Stored records

········

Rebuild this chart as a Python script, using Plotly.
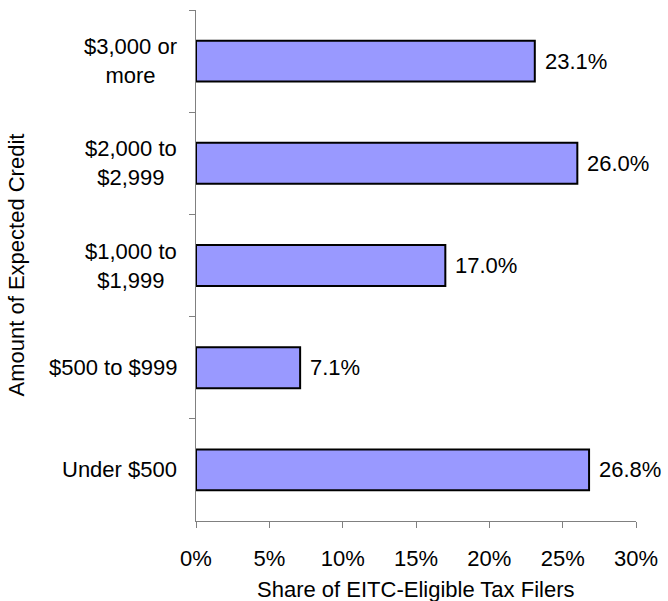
import plotly.graph_objects as go

categories = ["$3,000 or<br>more", "$2,000 to<br>$2,999", "$1,000 to<br>$1,999", "$500 to $999", "Under $500"]
shares = [23.1, 26.0, 17.0, 7.1, 26.8]
value_labels = ["23.1%", "26.0%", "17.0%", "7.1%", "26.8%"]
x_ticks = [0, 5, 10, 15, 20, 25, 30]
x_tick_labels = ["0%", "5%", "10%", "15%", "20%", "25%", "30%"]
x_title = "Share of EITC-Eligible Tax Filers"
y_title = "Amount of Expected Credit"

FONT = "Arial, Liberation Sans, sans-serif"
AX = "#808080"
TXT = dict(family=FONT, size=22, color="black")

fig = go.Figure(go.Bar(
    x=shares, y=categories, orientation="h",
    marker=dict(color="#9999FF", line=dict(color="black", width=2)),
    hoverinfo="skip",
))

annotations = []
for cat, val, lab in zip(categories, shares, value_labels):
    annotations.append(dict(x=val, y=cat, xref="x", yref="y", text=lab, showarrow=False,
                            xanchor="left", xshift=8, font=TXT))
    annotations.append(dict(x=0, y=cat, xref="paper", yref="y", text=cat, showarrow=False,
                            xanchor="right", align="center", xshift=-17, font=TXT))

annotations.append(dict(x=0.5, y=0, xref="paper", yref="paper", text=x_title, showarrow=False,
                        xanchor="center", yanchor="top", yshift=-54, font=TXT))
annotations.append(dict(x=0, y=0.5, xref="paper", yref="paper", text=y_title, showarrow=False,
                        textangle=-90, xanchor="center", yanchor="middle", xshift=-180, font=TXT))

fig.update_layout(
    width=668, height=601,
    margin=dict(l=196, r=30, t=10, b=80),
    paper_bgcolor="white", plot_bgcolor="white",
    bargap=0.6, showlegend=False,
    font=TXT,
    annotations=annotations,
    xaxis=dict(range=[0, 30], tickvals=x_ticks, ticktext=x_tick_labels,
               ticks="outside", ticklen=6, tickcolor=AX, showline=True, linecolor=AX, linewidth=1,
               showgrid=False, zeroline=False, ticklabelstandoff=12,
               tickfont=TXT),
    yaxis=dict(type="category", categoryorder="array", categoryarray=categories,
               range=[4.5, -0.5], tickson="boundaries", ticks="outside", ticklen=6, tickcolor=AX,
               showline=True, linecolor=AX, linewidth=1, showgrid=False, zeroline=False,
               showticklabels=False),
)

fig.write_html("out.html")
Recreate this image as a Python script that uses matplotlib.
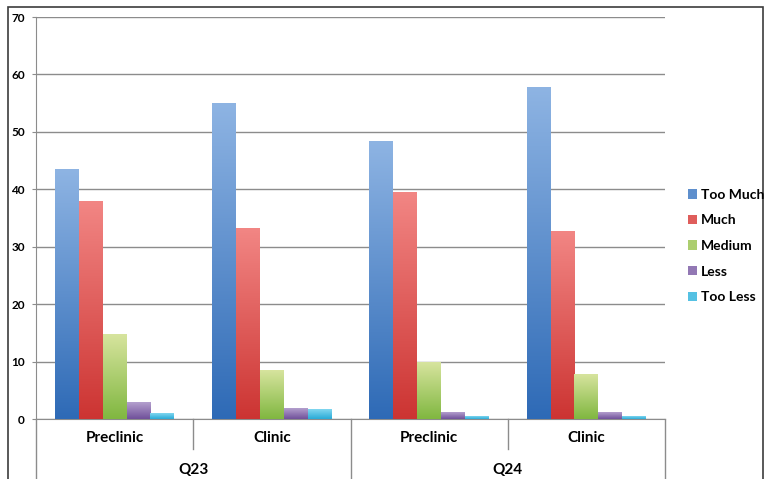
import numpy as np
import matplotlib
matplotlib.use("Agg")
import matplotlib.pyplot as plt
from matplotlib.colors import LinearSegmentedColormap, to_rgb
from matplotlib.patches import Rectangle, Patch

plt.rcParams['font.family'] = ['Lato', 'DejaVu Sans']

groups = ["Q23", "Q24"]
subgroups = ["Preclinic", "Clinic"]
series = ["Too Much", "Much", "Medium", "Less", "Too Less"]

too_much = [43.5, 55.0, 48.4, 57.8]
much = [37.8, 33.1, 39.4, 32.7]
medium = [14.8, 8.5, 9.9, 7.7]
less = [2.8, 1.9, 1.2, 1.2]
too_less = [0.9, 1.6, 0.5, 0.4]
values = [too_much, much, medium, less, too_less]

# (top colour, bottom colour) of each gradient fill
grad_colors = [
    ("#8eb4e3", "#2e6ab6"),
    ("#f28684", "#cc3432"),
    ("#d7e49e", "#80b740"),
    ("#b4a0ce", "#70509a"),
    ("#82d7f0", "#28aad7"),
]

fig = plt.figure(figsize=(7.65, 4.79), dpi=100)
ax = fig.add_axes([36 / 765, 60 / 479, 629 / 765, 402 / 479])

n_cat = len(too_much)
x = np.arange(n_cat)
bar_w = 0.152
grad = np.linspace(1, 0, 256).reshape(-1, 1)

for i, (vals, (top, bottom)) in enumerate(zip(values, grad_colors)):
    cmap = LinearSegmentedColormap.from_list(series[i], [bottom, top])
    bars = ax.bar(x + (i - 2) * bar_w, vals, bar_w, color="none", zorder=3)
    for b in bars:
        x0, w, h = b.get_x(), b.get_width(), b.get_height()
        ax.imshow(grad, cmap=cmap, extent=(x0, x0 + w, 0, h), aspect="auto",
                  vmin=0, vmax=1, zorder=3, interpolation="bicubic")

ax.set_xlim(-0.5, n_cat - 0.5)
ax.set_ylim(0, 70)
ax.set_yticks(np.arange(0, 71, 10))
ax.yaxis.grid(True, color="#8c8c8c", linewidth=1.0, zorder=1)
ax.set_axisbelow(True)
ax.set_xticks([])
for s in ["top", "right"]:
    ax.spines[s].set_visible(False)
ax.spines["left"].set_color("#8c8c8c")
ax.spines["bottom"].set_color("#8c8c8c")
ax.tick_params(axis="y", length=3, color="#8c8c8c", pad=5, labelsize=8.5)
for lab in ax.get_yticklabels():
    lab.set_fontweight("bold")

# two-level category axis
trans = ax.get_xaxis_transform()
short_y = -30 / 402
long_y = -62 / 402
for k in range(n_cat + 1):
    xd = k - 0.5
    yb = long_y if k % 2 == 0 else short_y
    ax.plot([xd, xd], [0, yb], transform=trans, color="#8c8c8c", lw=1.0,
            clip_on=False)
for k in range(n_cat):
    ax.text(k, -19 / 402, subgroups[k % 2], transform=trans, ha="center",
            va="center", fontsize=11, fontweight="bold")
for g, name in enumerate(groups):
    ax.text(2 * g + 0.5, -51 / 402, name, transform=trans, ha="center",
            va="center", fontsize=11, fontweight="bold")

# legend swatches use the middle of each gradient
handles = [Patch(facecolor=0.5 * np.add(to_rgb(t), to_rgb(b)), edgecolor="none")
           for t, b in grad_colors]
leg = fig.legend(handles, series, loc="center left",
                 bbox_to_anchor=(675 / 765, 1 - 246 / 479), frameon=False,
                 handlelength=0.65, handleheight=0.65, handletextpad=0.3,
                 labelspacing=0.98, prop={"weight": "bold", "size": 10})

# outer chart frame
fig.patches.append(Rectangle((8 / 765, -0.05), 755 / 765, 1.05 - 7 / 479,
                             transform=fig.transFigure, fill=False,
                             edgecolor="#3c3c3c", lw=1.2))

fig.savefig("out.png", dpi=100)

········

Set problem
Beginning with the line above that contains "Recreate this image" and finishing with the line that contains "plt.rcParams['font.family'] = ['Lato', 'DejaVu", print those lines exactly and only. Skip all pictures.

Solution
Recreate this image as a Python script that uses matplotlib.
import numpy as np
import matplotlib
matplotlib.use("Agg")
import matplotlib.pyplot as plt
from matplotlib.colors import LinearSegmentedColormap, to_rgb
from matplotlib.patches import Rectangle, Patch

plt.rcParams['font.family'] = ['Lato', 'DejaVu Sans']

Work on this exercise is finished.